The Parliament Magazine is a monthly EU politics, policy and culture magazine. Its website, www.theparliamentmagazine.eu, is a forum for discussion on the latest developments in EU politics and policy, featuring regular contributions from prominent European policymakers, the magazine's editorial team and freelance journalists.

==History and profile==
The Parliament Magazine was founded in 1995. The magazine is owned by Dods, a British company that provides contact and biographical information about the Houses of Parliament and the Civil Service since 1832. It is one of the oldest political publishing houses in the world, and has produced essential publications for over 174 years. They also publish Dod's Parliamentary Companion.

The Parliament Magazine is based in Brussels, Belgium. It is published on a monthly basis as of September 2021, having previously been produced on a fortnightly basis.

==Contributors and editorial agenda==
The magazine is based upon contributions—both editorial and advertorial—from sitting members of parliament, NGOs, pressure and interest groups on issues currently under discussion within the European institutions. In the last parliamentary session, more than 200 members of the European Parliament and 19 of the 27 European Commissioners wrote specifically for the magazine, providing in-depth policy coverage and analysis. The Managing editor was Brian Johnson, who also oversaw the publication of www.theparliamentmagazine.eu.

Special feature editions included Green Week, Employment Week, the OECD Forum as well as in-depth EU Presidency supplements.

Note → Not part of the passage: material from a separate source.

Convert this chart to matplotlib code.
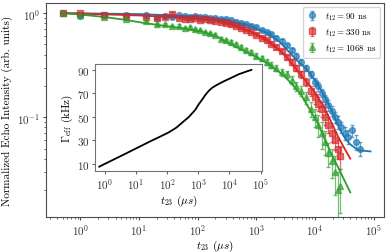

==Readership and distribution==
European Parliament
- All MEPs
- All Secretaries-General and senior press
- Officers of the nine political groups

EU President and Presidency officials
- Council of Ministers
- Senior officials in the General Secretariat of the Council

European Commission
- All EU Commissioners, Chefs de Cabinet and officials with responsibility for parliamentary relations

Economic and Social Committee
- All members in Brussels

Committee of the Regions
- Brussels secretariat

European Court of Justice
- Senior officials

European Investment Bank
- Senior officials

==Sister publications==
===Regional Review===
The Regional Review was a sister publication to The Parliament Magazine that focuses on news and analysis of regional policy legislation and developments at EU, national and regional levels. It has been described as "unique on the EU publishing scene".

===Research Review===
Published every quarter, the Research Review focused on research news and analysis across the EU.

==Awards and events==
===The MEP Awards===
The Parliament Magazine organises the annual MEP Awards, a ceremony to highlight the work of MEPs across various policy areas. Former Commission Vice-President Margot Wallström has hailed the event as highlighting the European Parliament's work. Winners at past awards included prominent MEPs such as Paul Rübig, Jo Leinen, Malcolm Harbour and Eva-Britt Svensson, as well as a nomination for Liz Lynne for her work to advance the rights of blind people.

===The EPA Awards===
Analogous to the MEP Awards, the European Public Affairs (EPA) Awards aimed to highlight the work of outstanding Public Affairs professionals across Europe. Judges at the 2010 awards included a number of senior professionals from influential organisations.

===Events===
The Parliament Magazine regularly organises roundtables, conferences, debates and receptions on a range of topics.